We aim to show the detailed balance equation ${p(x)\kappa(y,x) = p(y)\kappa(x,y)}$. First by a simple distinction of cases, we get

$\displaystyle \begin{array}{rcl} \frac{\alpha(x,y)}{\alpha(y,x)} = \frac{p(y)}{p(x)}. \end{array}$

This gives ${p(x)\alpha(x,y) = p(y)\alpha(y,x)}$ and since ${q}$ is symmetric, we get

$\displaystyle \begin{array}{rcl} p(x)\alpha(x,y)q(x,y) = p(y)\alpha(y,x)q(x,y). \end{array}$

Then we note that

$\displaystyle \begin{array}{rcl} (1-\alpha^{*}(x))\delta_{x}(y) p(x) = (1-\alpha^{*}(y))\delta_{y}(x)p(y) \end{array}$

(which can be seen by integration both sides against some ${f(x,y)}$). Putting things together, we get

$\displaystyle \begin{array}{rcl} p(x)\kappa(y,x) & = & p(x) \alpha(x,y)q(y,x) + p(x)(1-\alpha^{*}(x))\delta_{x}(y)\\ & = & p(y)\alpha(y,x)q(x,y) + p(y)(1-\alpha^{*}(y)\delta_{y}(x)\\ & = & p(y)\kappa(x,y) \end{array}$

as desired. $\Box$

Note that Metropolis-Hastings sampling is fairly easy to implement as soon as it is simple to get samples from the proposal distribution. A quick way is to use the standard normal distribution as proposal distribution. In this case, Metropolis-Hastings performs a “restricted random walk”, i.e. if we would accept every step, the sequence ${x_{k}}$ would be a random walk. However, we allow for the possibility to stop the walk in the cases where it would lead us to a region of lower probability — in the cases where it leads to a point of higher probability, we follow the random walk. Although this approach is simple to implement, it may take a lot of time for the chain to get something reasonable. The reasons are, that the random walk steps may be rejected quite often, that it is a long way to get to where the “most probability is” from the initialization or that the distribution ${p}$ has several modes, separated by valleys and that the random walk has difficulties to get from one mode to the other (again due to frequent rejection).

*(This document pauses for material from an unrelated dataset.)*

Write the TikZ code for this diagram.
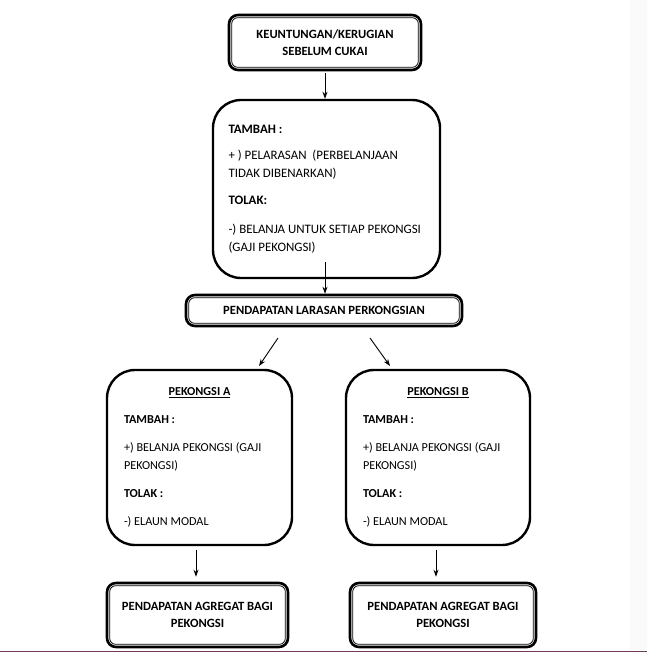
\documentclass[tikz,border=0pt]{standalone}
\usepackage{fontspec}
\setmainfont{Carlito}
\usetikzlibrary{arrows.meta,calc}
\definecolor{edgeline}{RGB}{110,60,90}
\definecolor{sidegrey}{RGB}{250,250,250}
\tikzset{
  dblbox/.style={draw, line width=2.6pt, rounded corners=9pt, align=center,
    font=\fontsize{12.6}{17.5}\selectfont\bfseries, inner sep=0pt},
  roundbox/.style={draw, line width=2.4pt, rounded corners=28pt, align=flush left,
    font=\fontsize{12.3}{18.5}\selectfont, inner sep=0pt},
  bigtext/.style={font=\fontsize{12.9}{18.5}\selectfont},
  smalltext/.style={font=\fontsize{12.2}{18.5}\selectfont},
  innerline/.style={line width=0.8pt, rounded corners=6pt},
  arr/.style={line width=0.9pt, -{Stealth[length=7pt,width=5pt]}},
}
\newcommand{\innerframe}[1]{\draw[innerline] ([shift={(4,4)}]#1.north west) rectangle ([shift={(-4,-4)}]#1.south east);}
\begin{document}
\begin{tikzpicture}[x=1pt,y=-1pt]
\useasboundingbox (0,0) rectangle (647,653);
\fill[sidegrey] (630,0) rectangle (647,650);
\draw[edgeline, line width=1pt] (0,651) -- (647,651);

% top box
\node[dblbox, minimum width=192, minimum height=55] (top) at (325,42.5)
  {KEUNTUNGAN/KERUGIAN\\SEBELUM CUKAI};
\innerframe{top}

% box 2
\node[roundbox, bigtext, minimum width=227, minimum height=178, text width=196] (adj) at (326.5,189)
  {\textbf{TAMBAH :}\\[7.5pt]
   + ) PELARASAN\ \ (PERBELANJAAN\\
   TIDAK DIBENARKAN)\\[8.5pt]
   \textbf{TOLAK:}\\[10pt]
   -) BELANJA UNTUK SETIAP PEKONGSI\\
   (GAJI PEKONGSI)};

% box 3
\node[dblbox, minimum width=276, minimum height=31] (pl) at (324,310.5)
  {PENDAPATAN LARASAN PERKONGSIAN};
\innerframe{pl}

% partner boxes
\node[roundbox, smalltext, minimum width=185, minimum height=175, text width=151] (pa) at (199.5,457.5)
  {\makebox[\linewidth]{\textbf{\underline{PEKONGSI A}}}\\[9.5pt]
   \textbf{TAMBAH :}\\[9.5pt]
   +) BELANJA PEKONGSI (GAJI\\
   PEKONGSI)\\[9.5pt]
   \textbf{TOLAK :}\\[9.5pt]
   -) ELAUN MODAL};
\node[roundbox, smalltext, minimum width=184, minimum height=175, text width=150] (pb) at (438,457.5)
  {\makebox[\linewidth]{\textbf{\underline{PEKONGSI B}}}\\[9.5pt]
   \textbf{TAMBAH :}\\[9.5pt]
   +) BELANJA PEKONGSI (GAJI\\
   PEKONGSI)\\[9.5pt]
   \textbf{TOLAK :}\\[9.5pt]
   -) ELAUN MODAL};

% bottom boxes
\node[dblbox, minimum width=181, minimum height=64] (ga) at (197.5,615)
  {PENDAPATAN AGREGAT BAGI\\PEKONGSI};
\innerframe{ga}
\node[dblbox, minimum width=186, minimum height=64] (gb) at (443,615)
  {PENDAPATAN AGREGAT BAGI\\PEKONGSI};
\innerframe{gb}

% connectors
\coordinate (a2s) at (325,262);
\coordinate (d1s) at (278,338);
\coordinate (d1e) at (259,366);
\coordinate (d2s) at (370,338);
\coordinate (d2e) at (390,366);
\coordinate (pas) at (196,550);
\coordinate (pbs) at (436,550);
\draw[arr] ($(top.south)+(0,2)$) -- (top.south |- adj.north);
\draw[arr] (a2s) -- (a2s |- pl.north);
\draw[arr] (d1s) -- (d1e);
\draw[arr] (d2s) -- (d2e);
\draw[arr] (pas) -- ($(pas |- ga.north)+(0,-5)$);
\draw[arr] (pbs) -- ($(pbs |- gb.north)+(0,-5)$);
\end{tikzpicture}
\end{document}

Also note that one can use Gaussian distributions with any variance as proposal distributions and that the variance acts like some stepsize. As often with stepsizes, there is a trade-off: smaller stepsizes mean, that the sampler will need more time to explore the distribution while larger stepsizes would allow faster exploration but also lead to more frequent rejection.